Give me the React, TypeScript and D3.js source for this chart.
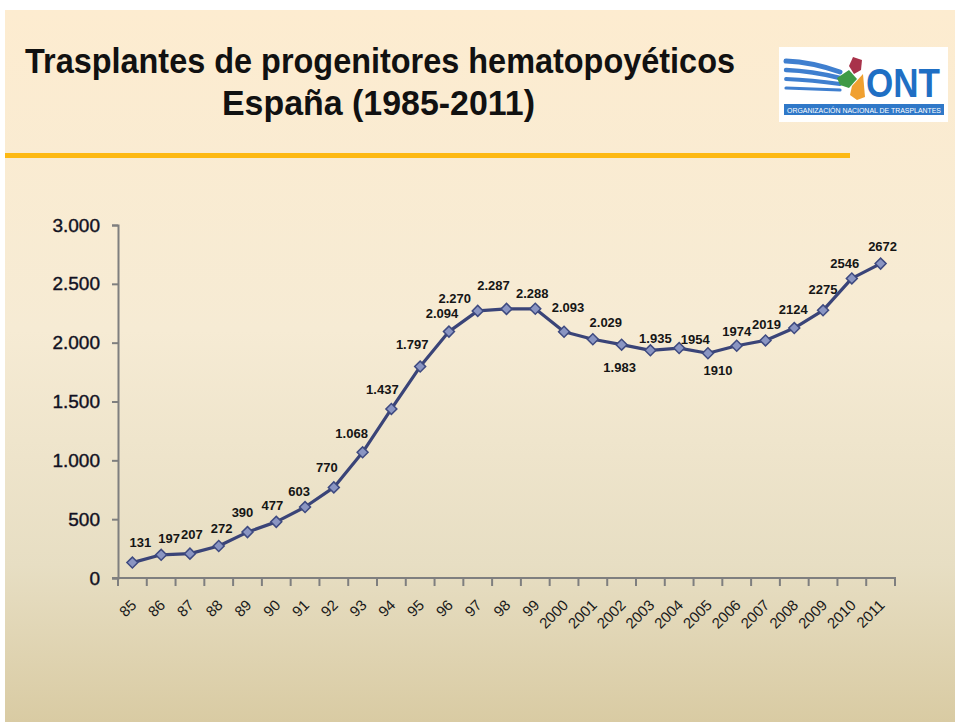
import * as d3 from 'd3';
import { useEffect, useRef } from 'react';

// Years on the x axis
const years = ['85', '86', '87', '88', '89', '90', '91', '92', '93', '94', '95', '96', '97', '98', '99',
  '2000', '2001', '2002', '2003', '2004', '2005', '2006', '2007', '2008', '2009', '2010', '2011'];

// Transplants per year
const transplants = [131, 197, 207, 272, 390, 477, 603, 770, 1068, 1437, 1797, 2094, 2270, 2287, 2288,
  2093, 2029, 1983, 1935, 1954, 1910, 1974, 2019, 2124, 2275, 2546, 2672];

// Data labels as printed on the slide
const pointLabels = ['131', '197', '207', '272', '390', '477', '603', '770', '1.068', '1.437', '1.797', '2.094',
  '2.270', '2.287', '2.288', '2.093', '2.029', '1.983', '1.935', '1954', '1910', '1974', '2019', '2124',
  '2275', '2546', '2672'];

// where each label sits relative to its point (dx, dy)
const labelOffsets = [[8, -20], [8, -16], [2, -19], [3, -18], [-5, -20], [-4, -16], [-6, -16], [-7, -20],
  [-11, -19], [-9, -19], [-8, -22], [-7, -18], [-23, -12], [-13, -23], [-3, -15], [4, -24], [13, -17],
  [-2, 23], [5, -12], [16, -9], [10, 17], [0, -14], [1, -16], [-1, -19], [0, -21], [-7, -15], [2, -17]];

const yTicks = [0, 500, 1000, 1500, 2000, 2500, 3000];

const titleLines = ['Trasplantes de progenitores hematopoyéticos', 'España (1985-2011)'];

const W = 955;
const H = 722;

const App = () => {
  const svgRef = useRef(null);

  useEffect(() => {
    const svg = d3.select(svgRef.current);
    svg.selectAll('*').remove();

    const x = d3.scaleBand().domain(years).range([118, 895]).padding(0);
    const y = d3.scaleLinear().domain([0, 3000]).range([578, 225]);
    const fmt = d3.formatLocale({ decimal: ',', thousands: '.', grouping: [3], currency: ['', ''] }).format(',');

    // background gradient
    const defs = svg.append('defs');
    const grad = defs.append('linearGradient').attr('id', 'bg').attr('x1', 0).attr('y1', 0).attr('x2', 0).attr('y2', 1);
    grad.append('stop').attr('offset', '0%').attr('stop-color', '#fdecd0');
    grad.append('stop').attr('offset', '45%').attr('stop-color', '#f6ebd4');
    grad.append('stop').attr('offset', '78%').attr('stop-color', '#e7dec3');
    grad.append('stop').attr('offset', '100%').attr('stop-color', '#d9cba3');

    svg.append('rect').attr('width', W).attr('height', H).attr('fill', '#ffffff');
    svg.append('rect').attr('x', 5).attr('y', 10).attr('width', W - 5).attr('height', H - 10).attr('fill', 'url(#bg)');

    // title
    svg.append('text')
      .attr('x', 25).attr('y', 73)
      .attr('textLength', 710).attr('lengthAdjust', 'spacingAndGlyphs')
      .attr('font-family', 'Liberation Sans Narrow, Liberation Sans, sans-serif')
      .attr('font-weight', 'bold').attr('font-size', 35).attr('fill', '#111')
      .text(titleLines[0]);
    svg.append('text')
      .attr('x', 222).attr('y', 115)
      .attr('textLength', 313).attr('lengthAdjust', 'spacingAndGlyphs')
      .attr('font-family', 'Liberation Sans Narrow, Liberation Sans, sans-serif')
      .attr('font-weight', 'bold').attr('font-size', 35).attr('fill', '#111')
      .text(titleLines[1]);

    // yellow rule
    svg.append('rect').attr('x', 5).attr('y', 153).attr('width', 845).attr('height', 5).attr('fill', '#fdb913');

    // ONT logo (rough)
    const logo = svg.append('g');
    logo.append('rect').attr('x', 779).attr('y', 47).attr('width', 169).attr('height', 75).attr('fill', '#fff');
    [0, 1, 2, 3].forEach(i => {
      logo.append('path')
        .attr('d', `M${786} ${61 + i * 9} Q ${812} ${62 + i * 9} ${840} ${72 + i * 6}`)
        .attr('fill', 'none').attr('stroke', '#3f7fcf').attr('stroke-width', 5 - i * 0.6)
        .attr('stroke-linecap', 'round');
    });
    logo.append('path').attr('d', 'M853 57 L862 60 L861 70 L854 74 L849 66 Z').attr('fill', '#a8324a');
    logo.append('path').attr('d', 'M837 78 L849 70 L857 79 L849 88 L840 85 Z').attr('fill', '#3f9a45');
    logo.append('path').attr('d', 'M852 86 L863 74 L865 97 L857 100 L850 95 Z').attr('fill', '#f0a030');
    logo.append('text').attr('x', 866).attr('y', 97)
      .attr('textLength', 74).attr('lengthAdjust', 'spacingAndGlyphs')
      .attr('font-family', 'Liberation Sans Narrow, Liberation Sans, sans-serif')
      .attr('font-weight', 'bold').attr('font-size', 40).attr('fill', '#1f6fc4')
      .text('ONT');
    logo.append('rect').attr('x', 784).attr('y', 104).attr('width', 160).attr('height', 11).attr('fill', '#2f78c8');
    logo.append('text').attr('x', 787).attr('y', 112.5)
      .attr('textLength', 154).attr('lengthAdjust', 'spacingAndGlyphs')
      .attr('font-family', 'Liberation Sans Narrow, Liberation Sans, sans-serif')
      .attr('font-size', 7).attr('fill', '#fff')
      .text('ORGANIZACIÓN NACIONAL DE TRASPLANTES');

    // y axis
    const yAxis = svg.append('g')
      .attr('transform', 'translate(118,0)')
      .call(d3.axisLeft(y).tickValues(yTicks).tickSize(6).tickPadding(12).tickFormat(d => fmt(d)));
    yAxis.select('.domain').attr('stroke', '#7f7f7f').attr('stroke-width', 2);
    yAxis.selectAll('.tick line').attr('stroke', '#7f7f7f').attr('stroke-width', 2);
    yAxis.selectAll('.tick text')
      .attr('font-family', 'Liberation Sans, sans-serif').attr('font-size', 19)
      .attr('fill', '#111122').attr('stroke', '#111122').attr('stroke-width', 0.4);

    // x axis line and ticks at band edges
    const xg = svg.append('g');
    xg.append('line').attr('x1', 112).attr('x2', 896).attr('y1', 578).attr('y2', 578)
      .attr('stroke', '#7f7f7f').attr('stroke-width', 2);
    const edges = years.map(d => x(d)).concat([x.range()[1]]);
    xg.selectAll('line.tk').data(edges).enter().append('line')
      .attr('class', 'tk')
      .attr('x1', d => d).attr('x2', d => d).attr('y1', 578).attr('y2', 586)
      .attr('stroke', '#7f7f7f').attr('stroke-width', 2);
    xg.selectAll('text').data(years).enter().append('text')
      .attr('transform', d => `translate(${x(d) + x.bandwidth() / 2 + 5},606) rotate(-45)`)
      .attr('text-anchor', 'end')
      .attr('font-family', 'Liberation Sans, sans-serif').attr('font-size', 15)
      .attr('fill', '#1a1a1a')
      .text(d => d);

    // series line
    const cx = (i) => x(years[i]) + x.bandwidth() / 2;
    const line = d3.line().x((d, i) => cx(i)).y(d => y(d));
    svg.append('path').datum(transplants)
      .attr('d', line).attr('fill', 'none')
      .attr('stroke', '#3a4478').attr('stroke-width', 3.2).attr('stroke-linejoin', 'round');

    // diamond markers
    const diamond = d3.symbol().type(d3.symbolSquare).size(60);
    svg.selectAll('path.pt').data(transplants).enter().append('path')
      .attr('class', 'pt')
      .attr('d', diamond)
      .attr('transform', (d, i) => `translate(${cx(i)},${y(d)}) rotate(45)`)
      .attr('fill', '#8a95c2').attr('stroke', '#3e4a80').attr('stroke-width', 1.5);

    // data labels
    svg.selectAll('text.lbl').data(transplants).enter().append('text')
      .attr('class', 'lbl')
      .attr('x', (d, i) => cx(i) + labelOffsets[i][0])
      .attr('y', (d, i) => y(d) + labelOffsets[i][1])
      .attr('dy', '0.35em')
      .attr('text-anchor', 'middle')
      .attr('font-family', 'Liberation Sans, sans-serif').attr('font-weight', 'bold')
      .attr('font-size', 13).attr('fill', '#151515')
      .text((d, i) => pointLabels[i]);
  }, []);

  return (
    <svg ref={svgRef} width={W} height={H} style={{ position: 'absolute', left: 0, top: 0 }}></svg>
  );
};

export default App;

--

Return the material line for line, from its beginning to the line that contains "2275, 2546, 2672];", with the pictures left out.

Give me the React, TypeScript and D3.js source for this chart.
import * as d3 from 'd3';
import { useEffect, useRef } from 'react';

// Years on the x axis
const years = ['85', '86', '87', '88', '89', '90', '91', '92', '93', '94', '95', '96', '97', '98', '99',
  '2000', '2001', '2002', '2003', '2004', '2005', '2006', '2007', '2008', '2009', '2010', '2011'];

// Transplants per year
const transplants = [131, 197, 207, 272, 390, 477, 603, 770, 1068, 1437, 1797, 2094, 2270, 2287, 2288,
  2093, 2029, 1983, 1935, 1954, 1910, 1974, 2019, 2124, 2275, 2546, 2672];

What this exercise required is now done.